Betsy will engage with the phenomenon of performance itself, in a play with the multiple relational possibilities between performers and spectators, and between a work and its spectators. Betsy will be presented with the audience surrounding the performance arena, each viewer necessarily experiencing the performance materials differently due to their distinct vantage point, enabling spectators to watch the dance, themselves, and each other as they watch the dance together.  

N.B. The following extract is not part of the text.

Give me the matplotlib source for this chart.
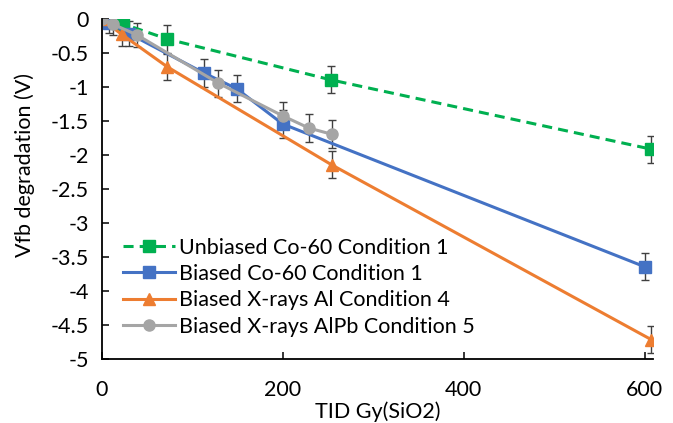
import matplotlib
matplotlib.use("Agg")
import matplotlib.pyplot as plt
from matplotlib.lines import Line2D

plt.rcParams['font.family'] = ['Lato', 'DejaVu Sans']
plt.rcParams['axes.unicode_minus'] = False

# Data
unb_co_x = [0, 24, 72.5, 253, 607]
unb_co_y = [0, -0.07, -0.29, -0.89, -1.91]
unb_co_e = [0, 0.1, 0.2, 0.2, 0.2]

bia_co_x = [0, 8, 30, 113, 149, 200, 600]
bia_co_y = [0, -0.05, -0.21, -0.79, -1.02, -1.54, -3.64]
bia_co_e = [0, 0.15, 0.18, 0.2, 0.2, 0.2, 0.2]

xal_x = [0, 22, 72.5, 254, 607]
xal_y = [0, -0.22, -0.70, -2.14, -4.71]
xal_e = [0, 0.18, 0.19, 0.2, 0.2]

xalpb_x = [0, 12, 39, 129, 200, 229, 254]
xalpb_y = [0, -0.07, -0.23, -0.94, -1.42, -1.60, -1.69]
xalpb_e = [0, 0.16, 0.18, 0.2, 0.2, 0.21, 0.21]

labels = ["Unbiased Co-60 Condition 1", "Biased Co-60 Condition 1",
          "Biased X-rays Al Condition 4", "Biased X-rays AlPb Condition 5"]
xticks = [0, 200, 400, 600]
yticks = [0, -0.5, -1, -1.5, -2, -2.5, -3, -3.5, -4, -4.5, -5]
ytick_labels = ["0", "-0.5", "-1", "-1.5", "-2", "-2.5", "-3", "-3.5", "-4", "-4.5", "-5"]

FS = 15.5

fig = plt.figure(figsize=(6.73, 4.23), dpi=100)
ax = fig.add_axes([0.1511, 0.1506, 0.8192, 0.8038])

err_kw = dict(ecolor='#404040', elinewidth=1.0, capsize=3.0, capthick=1.0)

styles = [
    dict(color='#00B050', lw=2.2, dashes=(3.3, 2.0), marker='s', ms=8.5),
    dict(color='#4472C4', lw=2.2, marker='s', ms=8.5),
    dict(color='#ED7D31', lw=2.2, marker='^', ms=9),
    dict(color='#A5A5A5', lw=2.2, marker='o', ms=8),
]

series = [(unb_co_x, unb_co_y, unb_co_e), (bia_co_x, bia_co_y, bia_co_e),
          (xal_x, xal_y, xal_e), (xalpb_x, xalpb_y, xalpb_e)]

handles = []
for (x, y, e), st, lab in zip(series, styles, labels):
    ax.errorbar(x, y, yerr=e, **st, **err_kw)
    handles.append(Line2D([], [], label=lab, **st))

ax.set_xlim(0, 609)
ax.set_ylim(-5, 0)
ax.set_xticks(xticks)
ax.set_xticklabels([str(t) for t in xticks])
ax.set_yticks(yticks)
ax.set_yticklabels(ytick_labels)

for s in ['top', 'right']:
    ax.spines[s].set_visible(False)
for s in ['left', 'bottom']:
    ax.spines[s].set_linewidth(1.3)
    ax.spines[s].set_color('black')

ax.tick_params(axis='both', direction='in', length=5, width=1.1, labelsize=FS,
               colors='black')
ax.tick_params(axis='x', pad=15)
ax.tick_params(axis='y', pad=9)

ax.set_xlabel("TID Gy(SiO2)", fontsize=FS)
ax.set_ylabel("Vfb degradation (V)", fontsize=FS)
ax.xaxis.set_label_coords(0.5, -0.125)
ax.yaxis.set_label_coords(-0.121, 0.571)

leg = ax.legend(handles=handles, loc='center left', bbox_to_anchor=(0.0386, 0.212),
                frameon=False, fontsize=FS, handlelength=2.4, handletextpad=0.22,
                labelspacing=0.30, borderaxespad=0.0, borderpad=0.0)

fig.savefig("out.png", dpi=100)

Betsy is the latest iteration of Greenberg’s ongoing exploration into the construction of meaning-making and meaningfulness, a project he began with his first La Mama production in 1987, MacGuffin or How Meanings Get Lost.  Betsy makes use of projected written text that situates the dance within a two-pandemic landscape of COVID and AIDS, and within the also-ongoing crisis of racism and white supremacy. Betsy seeks to expose the cultural rootedness of any performance material in the conditions of its production. The use of text simultaneously gestures toward the kind of meaning-making encouraged by language while also intervening to allow for other perceptual possibilities.

Photos by Frank Mullaney

Neil Greenberg (he, him) is a white, queer, HIV+, cisgender man-person perhaps best known for his Not-About-AIDS-Dance (1994), which employs projected text as a layering strategy that gestures toward the impossibility of divorcing any human product from the context in which it is made, while also framing this cultural-situatedness within questions about meaning-making and meaningfulness vis-à-vis dance. Most recent projects: The Disco Project Installation (2021, 2022), 3-channel video recontextualizing that 1995 work for gallery settings, and To the things themselves! (2018), continuing his (utopian) interest in the move away from representation toward an experience of the performance moment in and of itself. Merce Cunningham Dance Company 1979-86; Dance Curator, The Kitchen 1995-99; Dance faculty – The New School (currently), UC Riverside, Purchase College and Sarah Lawrence College (previously).